La revue traduit — et ce faisant, questionne le traduire. Or ce numéro accueille (parmi d’autres !) un poème écrit à la mort d’un ami. Dont j’ai aussitôt fait le projet (pour ainsi dire impliqué dans ce cas par sa destination), de faire éditer la traduction, sa translation « simultanée » (dans l’autre acception que celle de la « cabine des traducteurs »)… en vingt langues (c’est-à-dire potentiellement « cent »). Pourquoi ?
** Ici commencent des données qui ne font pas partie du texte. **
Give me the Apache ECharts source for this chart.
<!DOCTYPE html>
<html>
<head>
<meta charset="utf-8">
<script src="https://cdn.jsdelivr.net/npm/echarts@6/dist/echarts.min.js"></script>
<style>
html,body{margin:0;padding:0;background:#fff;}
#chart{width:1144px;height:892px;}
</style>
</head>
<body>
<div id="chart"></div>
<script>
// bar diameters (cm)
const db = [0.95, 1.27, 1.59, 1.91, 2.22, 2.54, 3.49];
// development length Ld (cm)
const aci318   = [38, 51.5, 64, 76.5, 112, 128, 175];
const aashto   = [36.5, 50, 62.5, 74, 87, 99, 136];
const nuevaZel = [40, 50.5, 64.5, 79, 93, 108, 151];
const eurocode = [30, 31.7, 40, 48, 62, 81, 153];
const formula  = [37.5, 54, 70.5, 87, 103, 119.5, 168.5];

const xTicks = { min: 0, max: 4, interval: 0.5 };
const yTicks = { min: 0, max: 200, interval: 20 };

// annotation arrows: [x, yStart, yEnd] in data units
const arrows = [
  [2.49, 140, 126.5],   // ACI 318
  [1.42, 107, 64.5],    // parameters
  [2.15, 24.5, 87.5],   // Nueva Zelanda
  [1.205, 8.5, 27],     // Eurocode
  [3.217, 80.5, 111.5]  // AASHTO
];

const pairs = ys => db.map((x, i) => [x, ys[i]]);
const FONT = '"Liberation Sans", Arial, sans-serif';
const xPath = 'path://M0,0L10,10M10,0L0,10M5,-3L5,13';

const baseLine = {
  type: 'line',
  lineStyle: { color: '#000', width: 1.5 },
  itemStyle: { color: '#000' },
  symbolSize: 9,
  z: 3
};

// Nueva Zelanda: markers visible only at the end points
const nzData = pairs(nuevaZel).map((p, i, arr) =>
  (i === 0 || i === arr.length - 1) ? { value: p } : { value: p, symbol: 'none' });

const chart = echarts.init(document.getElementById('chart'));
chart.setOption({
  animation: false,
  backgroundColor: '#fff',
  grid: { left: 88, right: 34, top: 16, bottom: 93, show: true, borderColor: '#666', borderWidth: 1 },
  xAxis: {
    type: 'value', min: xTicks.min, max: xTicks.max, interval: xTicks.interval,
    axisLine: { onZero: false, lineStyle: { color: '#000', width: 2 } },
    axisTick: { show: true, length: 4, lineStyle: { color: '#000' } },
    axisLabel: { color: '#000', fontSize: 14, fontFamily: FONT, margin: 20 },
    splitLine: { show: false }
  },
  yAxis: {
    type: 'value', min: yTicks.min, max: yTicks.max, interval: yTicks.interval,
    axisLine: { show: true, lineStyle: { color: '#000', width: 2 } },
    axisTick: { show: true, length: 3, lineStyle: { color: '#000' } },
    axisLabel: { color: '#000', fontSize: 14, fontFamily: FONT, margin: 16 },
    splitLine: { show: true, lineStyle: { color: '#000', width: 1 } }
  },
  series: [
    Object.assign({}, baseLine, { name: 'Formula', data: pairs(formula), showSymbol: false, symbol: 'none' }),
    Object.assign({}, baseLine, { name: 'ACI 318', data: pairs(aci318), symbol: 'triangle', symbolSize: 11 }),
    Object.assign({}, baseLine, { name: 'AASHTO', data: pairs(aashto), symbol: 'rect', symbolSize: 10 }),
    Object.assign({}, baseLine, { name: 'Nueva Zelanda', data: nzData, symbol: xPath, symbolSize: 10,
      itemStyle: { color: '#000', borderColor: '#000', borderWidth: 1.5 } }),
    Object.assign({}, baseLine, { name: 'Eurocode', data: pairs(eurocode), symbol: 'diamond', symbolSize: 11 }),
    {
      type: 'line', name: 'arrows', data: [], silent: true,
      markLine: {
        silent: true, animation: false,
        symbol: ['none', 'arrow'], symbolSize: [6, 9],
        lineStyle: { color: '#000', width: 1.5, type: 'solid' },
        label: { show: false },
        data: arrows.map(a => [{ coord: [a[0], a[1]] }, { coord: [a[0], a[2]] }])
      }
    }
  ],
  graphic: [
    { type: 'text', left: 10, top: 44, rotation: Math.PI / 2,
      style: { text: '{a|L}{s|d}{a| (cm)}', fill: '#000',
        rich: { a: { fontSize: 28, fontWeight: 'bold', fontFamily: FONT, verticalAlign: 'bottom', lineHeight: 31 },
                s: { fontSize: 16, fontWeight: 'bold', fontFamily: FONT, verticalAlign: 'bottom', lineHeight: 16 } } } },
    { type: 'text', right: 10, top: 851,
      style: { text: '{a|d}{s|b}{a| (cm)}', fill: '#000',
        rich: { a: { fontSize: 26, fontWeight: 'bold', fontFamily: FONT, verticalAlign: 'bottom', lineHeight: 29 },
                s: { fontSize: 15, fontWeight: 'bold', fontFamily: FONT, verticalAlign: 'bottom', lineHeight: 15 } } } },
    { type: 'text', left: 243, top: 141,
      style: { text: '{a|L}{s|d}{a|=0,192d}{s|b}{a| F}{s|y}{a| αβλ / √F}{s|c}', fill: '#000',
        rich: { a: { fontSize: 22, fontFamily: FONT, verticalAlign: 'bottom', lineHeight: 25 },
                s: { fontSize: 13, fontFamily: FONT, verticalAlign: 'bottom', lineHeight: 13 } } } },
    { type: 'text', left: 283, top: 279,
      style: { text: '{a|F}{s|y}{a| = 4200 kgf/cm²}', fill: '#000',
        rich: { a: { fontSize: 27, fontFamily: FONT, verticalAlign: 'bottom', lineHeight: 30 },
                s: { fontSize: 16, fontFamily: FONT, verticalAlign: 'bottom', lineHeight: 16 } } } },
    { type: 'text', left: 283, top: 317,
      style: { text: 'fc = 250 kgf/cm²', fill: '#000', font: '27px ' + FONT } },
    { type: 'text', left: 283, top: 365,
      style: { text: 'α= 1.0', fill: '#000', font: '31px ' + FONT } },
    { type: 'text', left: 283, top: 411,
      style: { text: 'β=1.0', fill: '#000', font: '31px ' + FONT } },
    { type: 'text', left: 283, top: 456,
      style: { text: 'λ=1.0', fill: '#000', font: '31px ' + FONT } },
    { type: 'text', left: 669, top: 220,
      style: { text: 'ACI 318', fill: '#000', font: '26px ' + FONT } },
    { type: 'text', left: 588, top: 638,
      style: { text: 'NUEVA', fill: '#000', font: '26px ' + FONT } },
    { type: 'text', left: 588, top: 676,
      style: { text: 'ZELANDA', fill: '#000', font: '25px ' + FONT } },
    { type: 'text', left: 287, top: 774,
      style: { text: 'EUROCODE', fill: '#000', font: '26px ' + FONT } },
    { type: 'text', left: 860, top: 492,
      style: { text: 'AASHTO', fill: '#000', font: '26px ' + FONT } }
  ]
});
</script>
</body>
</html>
Je repars de la fameuse formule d’Arthur Rimbaud « je réservai la traduction », que j’entends comme proposition de ne plus parler de l’opération poétique (« quand faire, c’est dire ») comme « expression » d’un vécu-ressenti. En d’autres termes : le poème « pour soi » n’est pas une transaction traductrice. Le poème ne « traduit pas en mots »… (autre chose… que du verbe). Ne traduit rien. Dans la mesure où « l’original » n’est pas une « traduction », le traduire alors, délivré de son service (à certaines conditions, bien sûr), n’a plus à fournir une traduction mais une co-pensée.

 

Un autre mode du trans se cherche ici (trans-action, trans-ition, trans-gression) ; est préféré à celui du régime de la fidélité, préféré à l’ex de « expression ». L’abyssale différence entre langues est recreusée, repratiquée, par leurs littératures : les œuvres protègent les langues en les « plongeant », eût dit Baudelaire, dans la réserve de leur idiomaticité, i.e. leur « future vigueur » (Arthur Rimbaud). Le poème de départ (celui-ci) déchaîne des re-départs plutôt que des arrivées. Il est l’occasion de transformations. La més-entente, la mé-prise, le mal-entendu irrémédiables entre langues se font « origine », en ce sens qu’une autre langue « originale », celle qui le reçoit, en hôtesse, le polymérise, donne une autre chose d’un « même ». Sortant de l’identité d’un littéralement propre jaloux, le à-contre-sens devient un autre sens. Une altération peut (attention, pas automatiquement dans le n’importe quoi inattentif, mais selon la connaissance des langues) donner. « Qu’est-ce que ça donne ? » demande le co-traducteur [3]. Si la forme en général est donatrice (c’est sa définition), la traduction est une forme qui donne. Donnant Donnant Donnant… change infini sans remboursement, sans « rétribution » égalitaire. C’est la « grande tâche » de la traduction.

Michel Deguy


Notes

[1] Ce qu’est devenue l’extraordinaire « imagerie » contemporaine, le prodigieux écran où nous vivons : la photo ne donne pas la réalité du réel, que nous cherchons en « vérité », i.e. en paroles.

 

[2] De même que l’opinion, fondement de la démocratie au XVIIIe siècle n’est en rien celle d’aujourd’hui. La logosphère rêvée par Teilhard de Chardin a muté en blogosphère.

 

[3] « Mes vers ont le sens qu’on leur donne » (Valéry).